The Rise of Skywalker is epic in every sense of the word from battles which see Rey and Kylo Ren duking it out on the titanically big-waved oceans of Endor atop a relic of the Empire that comes with its own weighted resonance to emotional connections through to the presence of yes, Carrie Fisher as Organa who appears in the final film courtesy of leftover scenes from the previous two films.
Unlike The Force Awakens, which felt too much like A New Hope to be its own thing (good though it was) and Last of the Jedi, which had great ideas and massively-ambitious storytelling but which failed to satisfactorily connect the narrative dots, The Rise of Skywalker is a return to the joy and vivacity of the original films (now the middle three, of course) which took you on journeys that were as emotionally intimate as they were jaw-droppingly big and history making.
That it ends happily is pretty much a foregone conclusion and not even remotely a spoiler but that it accomplishes this with edge-of-your-seat escapes in the nick of time, nods to many favourites from the past films (not Ja Jar Binks, be not afraid), titanic battles that recall the tenor of past life and death struggles from previous films, and a palpable sense of friendships honoured, freedom won and hope restored, much needed in current times with its horrifying tilt towards neo-fascism, is something that is truly a pleasure to behold.

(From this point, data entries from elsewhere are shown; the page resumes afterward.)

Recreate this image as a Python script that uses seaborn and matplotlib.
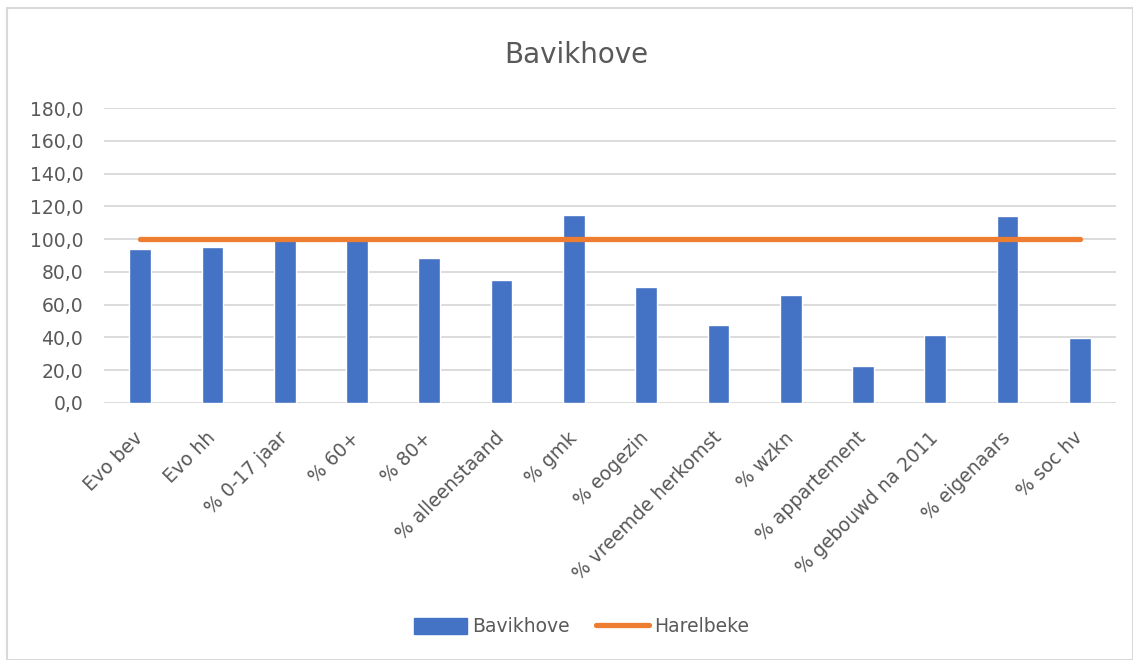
import matplotlib
matplotlib.use("Agg")
import matplotlib.pyplot as plt
import seaborn as sns
import pandas as pd
from matplotlib.patches import Rectangle, Patch
from matplotlib.lines import Line2D
from matplotlib.ticker import FuncFormatter

categories = ["Evo bev", "Evo hh", "% 0-17 jaar", "% 60+", "% 80+", "% alleenstaand",
              "% gmk", "% eogezin", "% vreemde herkomst", "% wzkn", "% appartement",
              "% gebouwd na 2011", "% eigenaars", "% soc hv"]
bavikhove = [94.1, 95.1, 99.4, 99.2, 88.6, 75.2, 114.8, 70.5, 47.5, 65.6, 22.5, 41.2, 113.8, 39.7]
harelbeke = [100.0] * 14
y_ticks = [0, 20, 40, 60, 80, 100, 120, 140, 160, 180]

sns.set_theme(style="white")
plt.rcParams['font.family'] = ['DejaVu Sans']

TXT = "#595959"
BLUE = "#4472C4"
ORANGE = "#ED7D31"
GRID = "#D9D9D9"

fig = plt.figure(figsize=(11.33, 6.6), dpi=100)
fig.patch.set_facecolor("white")
fig.patches.append(Rectangle((7/1133, 0), 1 - 7/1133, 1 - 8/660, transform=fig.transFigure,
                             fill=False, edgecolor=GRID, linewidth=1.5, zorder=0))

ax = fig.add_axes([104/1133, 1 - 403/660, (1116 - 104)/1133, (403 - 108)/660])

df = pd.DataFrame({"cat": categories, "Bavikhove": bavikhove, "Harelbeke": harelbeke})
sns.barplot(data=df, x="cat", y="Bavikhove", color=BLUE, width=0.3, saturation=1, ax=ax, zorder=2)
sns.lineplot(data=df, x="cat", y="Harelbeke", color=ORANGE, linewidth=3.8, ax=ax, zorder=3,
             solid_capstyle="round", sort=False)

ax.set_xlim(-0.5, len(categories) - 0.5)
ax.set_ylim(0, 180)
ax.set_yticks(y_ticks)
ax.yaxis.set_major_formatter(FuncFormatter(lambda v, p: f"{v:.1f}".replace(".", ",")))
ax.grid(axis="y", color=GRID, linewidth=1.3, zorder=0)
ax.set_axisbelow(True)
for s in ax.spines.values():
    s.set_visible(False)
ax.set_xlabel("")
ax.set_ylabel("")
ax.tick_params(axis="y", labelsize=13.5, colors=TXT, length=0, pad=15)
ax.tick_params(axis="x", labelsize=13.5, colors=TXT, length=0, pad=23)
ax.set_xticks(range(len(categories)))
ax.set_xticklabels(categories, rotation=45, ha="right", va="center", rotation_mode="anchor")

fig.text(576/1133, 1 - 55/660, "Bavikhove", ha="center", va="center", fontsize=20, color=TXT)

handles = [Patch(facecolor=BLUE, edgecolor=BLUE),
           Line2D([0], [0], color=ORANGE, linewidth=3.8, solid_capstyle="round")]
fig.legend(handles, ["Bavikhove", "Harelbeke"], loc="center", bbox_to_anchor=(582/1133, 1 - 627/660),
           ncol=2, frameon=False, fontsize=13.5, labelcolor=TXT, handlelength=2.8, handleheight=1.0,
           handletextpad=0.3, columnspacing=1.4)

fig.savefig("out.png", dpi=100, facecolor="white")
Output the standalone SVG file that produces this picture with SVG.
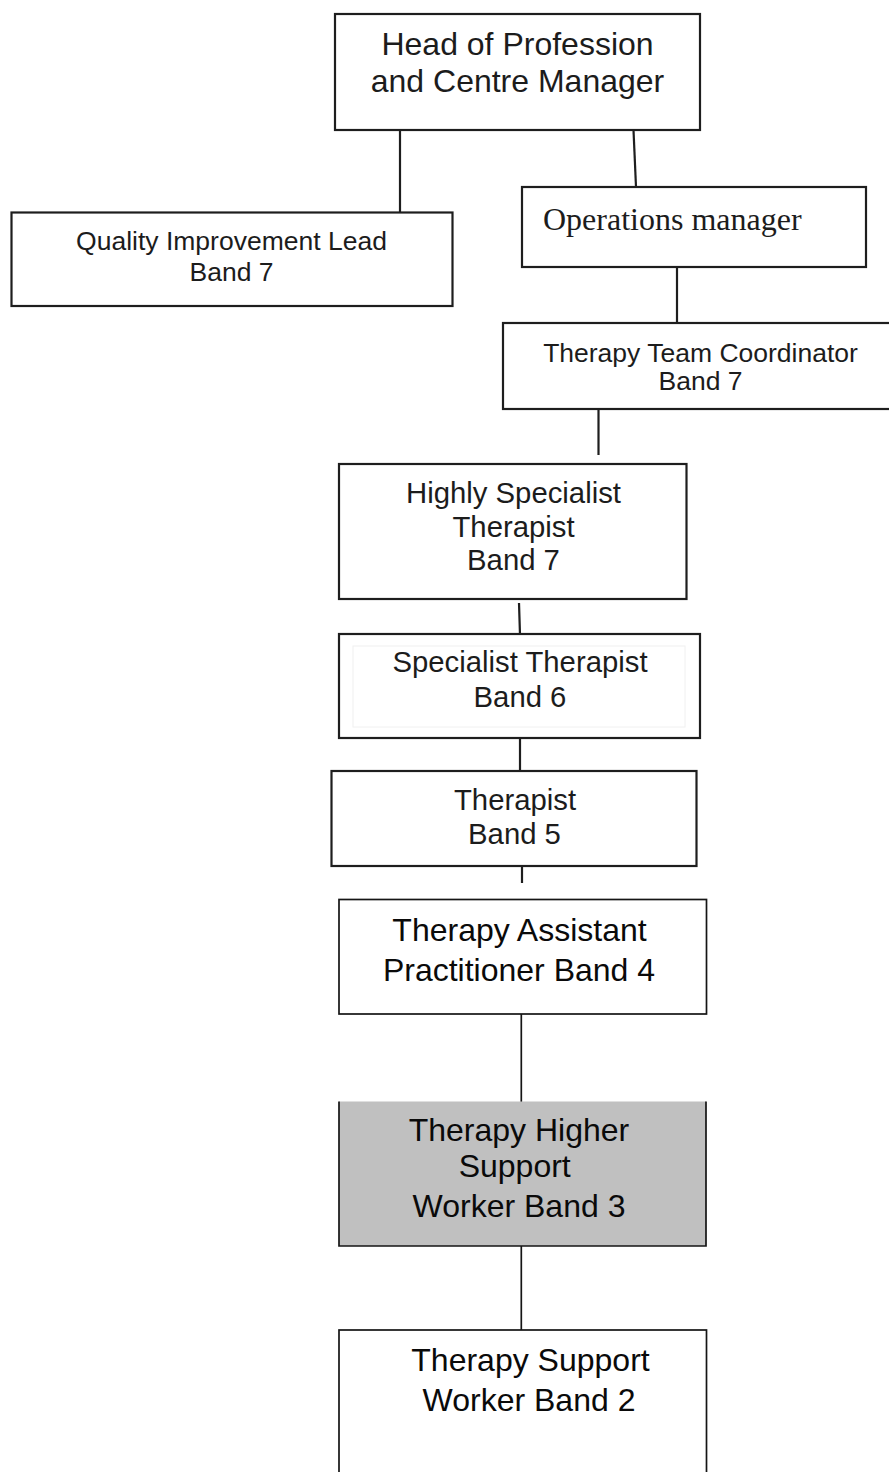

It is perhaps fair to say that Star Wars has been an unevenly-realised franchise, one which hasn’t always executed as well as it could have on its fertile promise, but at least in The Rise of Skywalker it ends with a pleasurable bang, evoking the themes, visuals and emotions of the past eight films while tying them up in a uniquely satisfying, epically straight to the heart and mesmerisingly resplendent way that will have you heartily glad, C-3PO quips and all (he is in devastatingly campily fine form), that you were along for the ride of yours and the galaxy’s life.